**** Provided data
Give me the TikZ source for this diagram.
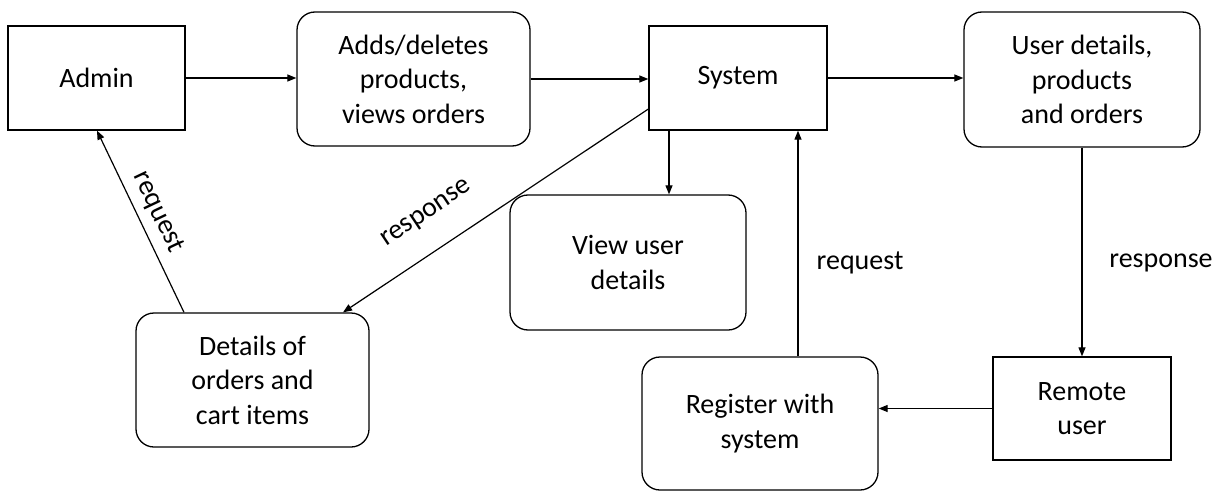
\documentclass[tikz,border=0pt]{standalone}
\usepackage{fontspec}
\setmainfont{Carlito}
\usetikzlibrary{arrows.meta}
\begin{document}
\begin{tikzpicture}[x=1pt,y=-1pt,
  txt/.style={font=\fontsize{28}{34.5}\selectfont},
  box/.style={txt, draw=black, line width=1.3pt, align=center, inner sep=0pt},
  rbox/.style={box, rounded corners=18pt},
  lbl/.style={txt, inner sep=0pt},
  conn/.style={draw=black, line width=1.2pt, -{Triangle[length=9pt,width=7pt]}}]
\useasboundingbox (0,0) rectangle (1225,492);
% nodes
\node[box, minimum width=177pt, minimum height=104pt] (admin) at (96.5,78) {Admin};
\node[rbox, minimum width=233pt, minimum height=134pt] (adds) at (413.5,79) {Adds/deletes\\products,\\views orders};
\node[box, minimum width=178pt, minimum height=104pt] (sys) at (738,78) {System};
\node[rbox, minimum width=236pt, minimum height=135pt] (ud) at (1082,79.5) {User details,\\products\\and orders};
\node[rbox, minimum width=236pt, minimum height=135pt] (view) at (628,262.5) {View user\\details};
\node[rbox, minimum width=233pt, minimum height=134pt] (det) at (252.5,380) {Details of\\orders and\\cart items};
\node[rbox, minimum width=236pt, minimum height=133pt] (reg) at (760,423.5) {Register with\\system};
\node[box, minimum width=178pt, minimum height=103pt] (remote) at (1082,408.5) {Remote\\user};
% helper coordinates
\coordinate (c1) at (669,0);
\coordinate (c2) at (798,0);
\coordinate (c3) at (0,109);
\coordinate (c4) at (343,0);
\coordinate (c5) at (184,0);
\coordinate (c6) at (97,0);
% connectors
\draw[conn] (admin.east) -- (admin.east -| adds.west);
\draw[conn] (adds.east) -- (adds.east -| sys.west);
\draw[conn] (sys.east) -- (sys.east -| ud.west);
\draw[conn] (sys.south -| c1) -- (view.north -| c1);
\draw[conn] (reg.north -| c2) -- (sys.south -| c2);
\draw[conn] (ud.south) -- (remote.north);
\draw[conn] (remote.west) -- (remote.west -| reg.east);
\draw[conn] (sys.west |- c3) -- (det.north -| c4);
\draw[conn] (det.north -| c5) -- (admin.south -| c6);
% labels
\node[lbl] (l1) at (860,263) {request};
\node[lbl] (l2) at (1161,263) {response};
\node[lbl, rotate=33.7] (l3) at (427,214) {response};
\node[lbl, rotate=-64.6] (l4) at (158,212) {request};
\end{tikzpicture}
\end{document}
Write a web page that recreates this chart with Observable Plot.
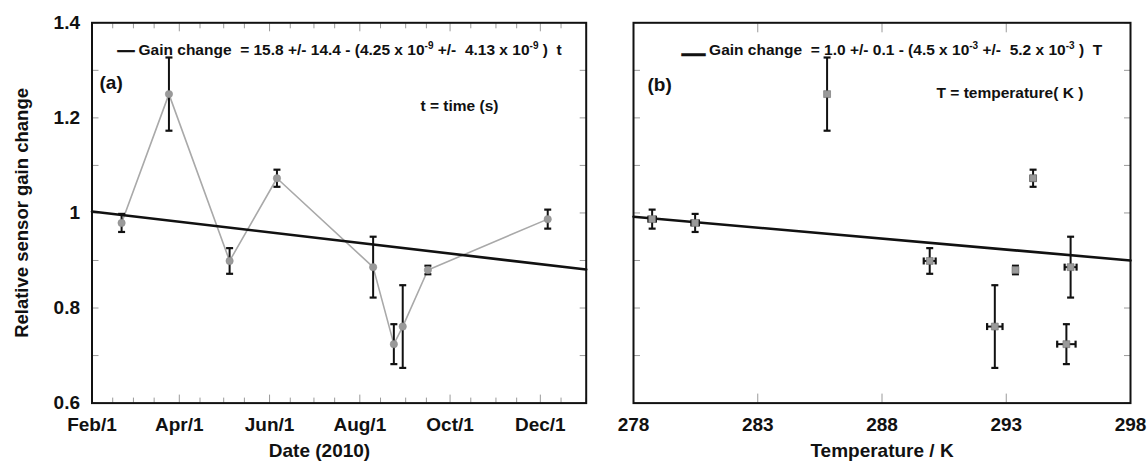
********
What you will do:
Every entry above needs to be retyped exactly; drop the pictures.

Expected output:
Give me the TikZ source for this diagram.
\documentclass[tikz,border=0pt]{standalone}
\usepackage{fontspec}
\setmainfont{Carlito}
\usetikzlibrary{arrows.meta}
\begin{document}
\begin{tikzpicture}[x=1pt,y=-1pt,
  txt/.style={font=\fontsize{28}{34.5}\selectfont},
  box/.style={txt, draw=black, line width=1.3pt, align=center, inner sep=0pt},
  rbox/.style={box, rounded corners=18pt},
  lbl/.style={txt, inner sep=0pt},
  conn/.style={draw=black, line width=1.2pt, -{Triangle[length=9pt,width=7pt]}}]
\useasboundingbox (0,0) rectangle (1225,492);
% nodes
\node[box, minimum width=177pt, minimum height=104pt] (admin) at (96.5,78) {Admin};
\node[rbox, minimum width=233pt, minimum height=134pt] (adds) at (413.5,79) {Adds/deletes\\products,\\views orders};
\node[box, minimum width=178pt, minimum height=104pt] (sys) at (738,78) {System};
\node[rbox, minimum width=236pt, minimum height=135pt] (ud) at (1082,79.5) {User details,\\products\\and orders};
\node[rbox, minimum width=236pt, minimum height=135pt] (view) at (628,262.5) {View user\\details};
\node[rbox, minimum width=233pt, minimum height=134pt] (det) at (252.5,380) {Details of\\orders and\\cart items};
\node[rbox, minimum width=236pt, minimum height=133pt] (reg) at (760,423.5) {Register with\\system};
\node[box, minimum width=178pt, minimum height=103pt] (remote) at (1082,408.5) {Remote\\user};
% helper coordinates
\coordinate (c1) at (669,0);
\coordinate (c2) at (798,0);
\coordinate (c3) at (0,109);
\coordinate (c4) at (343,0);
\coordinate (c5) at (184,0);
\coordinate (c6) at (97,0);
% connectors
\draw[conn] (admin.east) -- (admin.east -| adds.west);
\draw[conn] (adds.east) -- (adds.east -| sys.west);
\draw[conn] (sys.east) -- (sys.east -| ud.west);
\draw[conn] (sys.south -| c1) -- (view.north -| c1);
\draw[conn] (reg.north -| c2) -- (sys.south -| c2);
\draw[conn] (ud.south) -- (remote.north);
\draw[conn] (remote.west) -- (remote.west -| reg.east);
\draw[conn] (sys.west |- c3) -- (det.north -| c4);
\draw[conn] (det.north -| c5) -- (admin.south -| c6);
% labels
\node[lbl] (l1) at (860,263) {request};
\node[lbl] (l2) at (1161,263) {response};
\node[lbl, rotate=33.7] (l3) at (427,214) {response};
\node[lbl, rotate=-64.6] (l4) at (158,212) {request};
\end{tikzpicture}
\end{document}
Write a web page that recreates this chart with Observable Plot.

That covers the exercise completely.